This is a good decision from the Supreme Court:
The Supreme Court called Monday for a retreat from the strict national sentencing guidelines set during the “war on drugs” of the 1980s, ruling that federal judges may set prison terms well below those recommendations.[…]
In 1986 — alarmed by the sudden increase in the use of crack — Congress applied harsh mandatory minimums to crack-related crimes. As the court’s majority opinion noted Monday, legislators apparently believed that crack was highly addictive, that its users were more prone to violence, that it was more harmful to users than powder — especially to children whose mothers had smoked crack during pregnancy — and that its low cost and short but intense high made it particularly popular among young people.
Under the law, dealing 5 grams of crack could send a seller to prison for five years — the same sentence imposed for 500 grams of powder cocaine.

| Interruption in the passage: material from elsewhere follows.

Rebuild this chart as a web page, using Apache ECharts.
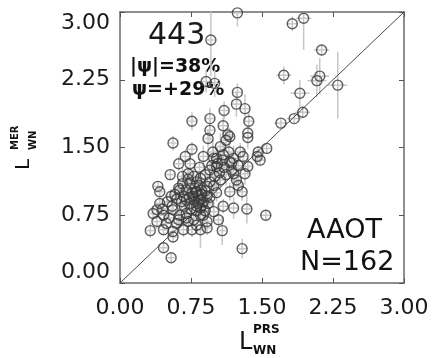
<!DOCTYPE html>
<html>
<head>
<meta charset="utf-8">
<script src="https://cdn.jsdelivr.net/npm/echarts@6/dist/echarts.min.js"></script>
<style>html,body{margin:0;padding:0;background:#fff;}#c{width:433px;height:358px;}</style>
</head>
<body>
<div id="c"></div>
<script>
// L_WN^PRS (x) vs L_WN^MER (y), with uncertainties
var xVals = [1.24,1.82,1.94,0.96,2.13,1.73,2.11,2.08,2.30,1.90,0.91,1.00,1.24,1.23,1.32,1.10,0.95,0.76,1.70,1.84,
  1.93,0.95,1.09,1.36,1.14,1.16,1.35,1.35,0.93,1.06,0.76,0.56,1.27,1.46,1.55,1.45,1.48,1.09,0.99,0.69,
  0.62,0.74,1.16,1.35,1.32,1.20,1.02,0.95,0.90,0.85,0.53,0.72,0.81,0.74,0.40,0.42,0.63,0.70,0.81,0.86,
  0.92,0.99,1.06,1.16,1.25,1.29,1.23,0.54,0.67,0.77,0.85,0.92,0.74,0.81,0.85,0.42,0.39,0.35,0.46,0.56,
  0.63,0.70,0.88,0.99,1.09,1.20,1.34,1.54,1.04,0.39,0.49,0.60,0.72,0.81,0.92,0.32,0.46,0.56,0.67,0.76,
  0.85,0.92,1.08,0.56,0.46,0.54,1.29,
  0.80,0.83,0.78,0.86,0.88,0.82,0.79,0.84,0.90,0.76,0.73,0.70,0.87,0.81,0.75,0.68,0.65,0.60,0.58,0.62,
  0.66,0.72,0.78,0.95,1.00,1.05,1.10,1.12,1.03,0.97,1.08,1.15,1.20,1.25,1.18,1.30,0.93,0.95,1.02,0.55,
  0.50,0.45,0.52,0.62,0.70,0.78,0.85,0.90,1.12,0.98,0.88,0.84,0.66,1.02,1.18];
var yVals = [2.99,2.87,2.93,2.69,2.58,2.30,2.29,2.24,2.19,2.10,2.23,2.21,2.11,1.98,1.93,1.91,1.82,1.79,1.77,1.82,
  1.89,1.69,1.74,1.79,1.64,1.62,1.66,1.61,1.60,1.51,1.48,1.55,1.45,1.45,1.49,1.40,1.36,1.42,1.38,1.40,
  1.32,1.32,1.34,1.29,1.21,1.21,1.29,1.25,1.20,1.16,1.20,1.21,1.12,1.10,1.07,1.01,1.03,1.03,1.01,1.03,
  1.07,1.08,1.14,1.01,1.08,1.01,1.14,0.96,0.96,0.96,0.92,0.96,0.88,0.85,0.83,0.88,0.81,0.77,0.75,0.81,
  0.75,0.77,0.75,0.79,0.85,0.83,0.82,0.75,0.70,0.68,0.66,0.66,0.68,0.64,0.68,0.58,0.59,0.57,0.59,0.59,
  0.59,0.61,0.58,0.51,0.39,0.28,0.38,
  1.00,0.97,0.93,0.98,0.90,0.88,1.05,1.08,1.02,1.00,0.95,0.92,0.86,0.80,0.82,0.85,0.90,0.93,0.98,1.05,
  1.10,1.15,1.18,1.12,1.18,1.22,1.28,1.20,1.32,1.30,1.36,1.45,1.38,1.30,1.25,1.40,0.88,0.95,1.00,0.85,
  0.90,0.82,0.72,0.70,0.72,0.70,0.75,0.80,1.58,1.45,1.40,1.28,1.18,1.38,1.33];
var xErr = [0.05,0.06,0.08,0.04,0.08,0.08,0.10,0.10,0.10,0.10,0.05,0.05,0.05,0.05,0.05,0.05,0.05,0.04,0.07,0.08,
  0.08,0.04,0.05,0.05,0.05,0.05,0.05,0.05,0.04,0.04,0.04,0.04,0.05,0.05,0.05,0.05,0.05,0.04,0.04,0.04,
  0.04,0.04,0.05,0.05,0.05,0.05,0.04,0.04,0.04,0.04,0.04,0.04,0.04,0.04,0.04,0.04,0.04,0.04,0.04,0.04,
  0.04,0.04,0.04,0.05,0.05,0.05,0.05,0.04,0.04,0.04,0.04,0.04,0.04,0.04,0.04,0.04,0.04,0.04,0.04,0.04,
  0.04,0.04,0.04,0.04,0.05,0.05,0.05,0.06,0.04,0.04,0.04,0.04,0.04,0.04,0.04,0.04,0.04,0.04,0.04,0.04,
  0.04,0.04,0.04,0.04,0.04,0.04,0.05,
  0.04,0.04,0.04,0.04,0.04,0.04,0.04,0.04,0.04,0.04,0.04,0.04,0.04,0.04,0.04,0.04,0.04,0.04,0.04,0.04,
  0.04,0.04,0.04,0.04,0.04,0.05,0.05,0.05,0.04,0.04,0.05,0.05,0.05,0.05,0.05,0.05,0.04,0.04,0.04,0.04,
  0.04,0.04,0.04,0.04,0.04,0.04,0.04,0.04,0.05,0.04,0.04,0.04,0.04,0.04,0.05];
var yErr = [0.15,0.08,0.35,0.40,0.06,0.10,0.20,0.18,0.37,0.15,0.12,0.15,0.10,0.14,0.16,0.10,0.12,0.10,0.05,0.05,
  0.06,0.12,0.10,0.10,0.08,0.10,0.08,0.12,0.10,0.15,0.08,0.08,0.10,0.07,0.06,0.08,0.06,0.14,0.12,0.08,
  0.08,0.10,0.10,0.10,0.12,0.10,0.10,0.08,0.10,0.08,0.06,0.08,0.10,0.08,0.06,0.06,0.08,0.10,0.08,0.10,
  0.12,0.08,0.10,0.10,0.12,0.10,0.08,0.08,0.08,0.10,0.08,0.08,0.10,0.10,0.12,0.06,0.08,0.08,0.08,0.06,
  0.08,0.08,0.10,0.10,0.08,0.12,0.16,0.06,0.06,0.08,0.08,0.06,0.08,0.10,0.08,0.08,0.06,0.06,0.08,0.08,
  0.20,0.08,0.16,0.06,0.06,0.05,0.11,
  0.10,0.08,0.10,0.12,0.08,0.10,0.10,0.12,0.08,0.10,0.08,0.08,0.12,0.10,0.08,0.08,0.10,0.08,0.08,0.10,
  0.10,0.12,0.10,0.12,0.10,0.12,0.10,0.12,0.10,0.12,0.10,0.12,0.14,0.10,0.12,0.10,0.08,0.10,0.10,0.08,
  0.08,0.06,0.06,0.08,0.08,0.08,0.10,0.10,0.12,0.14,0.12,0.10,0.10,0.12,0.10];
var tickLabels = ['0.00','0.75','1.50','2.25','3.00'];
var identityLine = [[0,0],[3,3]];

var pts = xVals.map(function(x,i){ return [x, yVals[i], xErr[i], yErr[i]]; });

var chart = echarts.init(document.getElementById('c'), null, {renderer:'canvas'});
var labelFmt = function(v){ var i = Math.round(v/0.75); return tickLabels[i]; };
var axisLineStyle = {show:true, onZero:false, lineStyle:{color:'#6a6a6a', width:1.5}};
var tickStyle = {show:true, inside:true, length:5, lineStyle:{color:'#555', width:1}};
var lblStyle = {fontFamily:'DejaVu Sans', fontSize:22, color:'#1a1a1a', formatter: labelFmt};

chart.setOption({
  animation:false,
  backgroundColor:'#fff',
  grid:{left:120, right:29, top:12, bottom:75},
  xAxis:[
    {type:'value', min:0, max:3, interval:0.75, position:'bottom', axisLine:axisLineStyle, axisTick:tickStyle,
     splitLine:{show:false}, axisLabel:Object.assign({margin:14}, lblStyle)},
    {type:'value', min:0, max:3, interval:0.75, position:'top', axisLine:axisLineStyle, axisTick:tickStyle,
     splitLine:{show:false}, axisLabel:{show:false}}
  ],
  yAxis:[
    {type:'value', min:0, max:3, interval:0.75, position:'left', axisLine:axisLineStyle, axisTick:tickStyle,
     splitLine:{show:false}, axisLabel:Object.assign({margin:10, verticalAlignMaxLabel:'top', verticalAlignMinLabel:'bottom'}, lblStyle)},
    {type:'value', min:0, max:3, interval:0.75, position:'right', axisLine:axisLineStyle, axisTick:tickStyle,
     splitLine:{show:false}, axisLabel:{show:false}}
  ],
  series:[
    {type:'custom', clip:true, data:pts, encode:{x:0,y:1}, z:1,
     renderItem:function(params, api){
       var x=api.value(0), y=api.value(1), xe=api.value(2), ye=api.value(3);
       var p0=api.coord([x-xe,y]), p1=api.coord([x+xe,y]);
       var q0=api.coord([x,y-ye]), q1=api.coord([x,y+ye]);
       var st={stroke:'#c6c6c6', lineWidth:1.5};
       return {type:'group', children:[
         {type:'line', shape:{x1:p0[0],y1:p0[1],x2:p1[0],y2:p1[1]}, style:st},
         {type:'line', shape:{x1:q0[0],y1:q0[1],x2:q1[0],y2:q1[1]}, style:st}
       ]};
     }},
    {type:'line', data:identityLine, showSymbol:false, symbol:'none', z:2,
     lineStyle:{color:'#4a4a4a', width:1}},
    {type:'scatter', data:pts, encode:{x:0,y:1}, symbol:'circle', symbolSize:10, z:3,
     itemStyle:{color:'rgba(0,0,0,0)', borderColor:'#383838', borderWidth:1.4}}
  ],
  graphic:[
    {type:'text', left:148, top:21, style:{text:'443', font:'30px "DejaVu Sans"', fill:'#1a1a1a'}},
    {type:'text', left:130, top:58, style:{text:'|ψ|=38%', font:'bold 19px "DejaVu Sans"', fill:'#111'}},
    {type:'text', left:132, top:81, style:{text:'ψ=+29%', font:'bold 19px "DejaVu Sans"', fill:'#111'}},
    {type:'text', left:307, top:217, style:{text:'AAOT', font:'27px "DejaVu Sans"', fill:'#111'}},
    {type:'text', left:300, top:249, style:{text:'N=162', font:'27px "DejaVu Sans"', fill:'#111'}},
    // x axis name
    {type:'group', left:239, top:324, children:[
      {type:'text', x:0, y:7, style:{text:'L', font:'24px "DejaVu Sans"', fill:'#111'}},
      {type:'text', x:14, y:0, style:{text:'PRS', font:'bold 12px "DejaVu Sans"', fill:'#111'}},
      {type:'text', x:14, y:21, style:{text:'WN', font:'bold 12px "DejaVu Sans"', fill:'#111'}}
    ]},
    // y axis name (rotated)
    {type:'group', x:14, y:170, rotation:Math.PI/2, children:[
      {type:'text', x:0, y:0, style:{text:'L', font:'20px "DejaVu Sans"', fill:'#111'}},
      {type:'text', x:20, y:-4, style:{text:'MER', font:'bold 10px "DejaVu Sans"', fill:'#111'}},
      {type:'text', x:20, y:14, style:{text:'WN', font:'bold 10px "DejaVu Sans"', fill:'#111'}}
    ]}
  ]
});
</script>
</body>
</html>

No question that crack is highly addictive. But the problem is two-fold:
First, Congress made an arbitrary decision because it was good politics. No surprise there; that happens all the time (see sex offender registries) More importantly though, this law disproportionately affects minorities. I’m not sure the intent was to do that, but as is nearly always the case in feel-good lawmaking, it was certainly the effect. Crack is a much cheaper drug than powdered cocaine and, therefore, became much more prevalent in the African American community and other communities with lower income levels. The result was that African Americans were the chief targets of the law. Many hundreds of thousands of them are in jail for much longer periods because they couldn’t afford the powdered version.
But that’s just me. What do you think? Personally, I think the “War on Drugs” is nothing but a scam perpetrated by politicians who’d rather you focus on that than their own incompetence. It’s a feel-good, reactive “war.” I don’t blame this on the Bush administration – it’s been going on far longer than this – but if Bush and future presidents want an example where pre-emptive war is a good idea, then this is certainly one where that philosophy would work. Legalize or decriminalize drugs like pot and pardon every single person who is serving or has served time for it. Then, find other ways to deal with harsher addictive drugs like cocaine, heroin, and meth.
I’ve no problem with major dealers being incarcerated. My problem is with recreational users-turned-addicts being put in jail. Not only does it cost you and me many, many billions of dollars a year, it accomplishes nothing to solve any drug problem we have in this country.